Saudi Arabian journalist Jamal Khashoggi went missing after entering the Saudi consulate in Istanbul. He hasn’t been seen since and unnamed Turkish officials believe that he was murdered. Government officials, including President Trump and the Senate, have called for investigations, sanctions, and even all out bans on arms sales. While the government sorts out its response, companies and individuals are already pulling funds and support for conferences and deals involving the kingdom, bringing economic pressure to bear.
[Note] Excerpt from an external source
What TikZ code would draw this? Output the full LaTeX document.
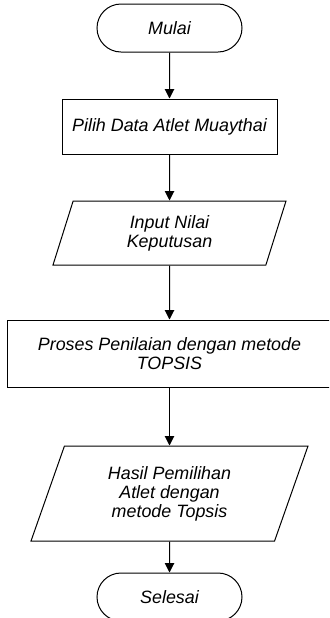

Much of Saudi Arabia’s current standing is predicated on support for its leader, Crown Prince Mohammed bin Salman. At first, his leadership held the promise of long anticipated reforms: women, for example, were allowed to drive for the first time. It quickly became apparent, however, that crackdowns on dissent accompanied these reforms drawing criticism from the West who had hoped to have finally found a reform-minded ally in the Saudi royal family.

Now, with Khashoggi’s disappearance and an ongoing war in Yemen, rife with human rights abuses, that promise has paled.

As more facts come out and days pass without signs of life from Khashoggi, governments are likely to impose sanctions and push the Saudi’s to follow international laws and norms. But as bin Salman loses trust, he is also going to face economic consequences.

Already, the New York Times has walked away as a sponsor from the Future Investment Initiative, known as “Davos in the Desert.” Several speakers, including the editor-in-chief of the Economist, Zanny Minton Beddoes, have pulled out with Arianna Huffington, a member of the advisory board, cutting ties as well.

While the conference is the next big publicity point for the kingdom, on other projects, trust for the Saudi’s are faltering as well. For example, Obama’s former energy secretary, Ernest Moniz, who was advising the country on smart cities has suspended his role. Other departures from involvement with the kingdom seem likely.

Together, these high profile retreats from association with flagship projects in Saudi Arabia adds to the growing diplomatic pressure on the kingdom to provide clear answers on what is becoming a full blown scandal.

Whatever the U.S. government decides to do about it, economic pressure, not just diplomatic pressure, will play a key role in pressuring the Saudi government, hungry for standing, influence and expertise, to release details and avoid future breaches of International laws and norms.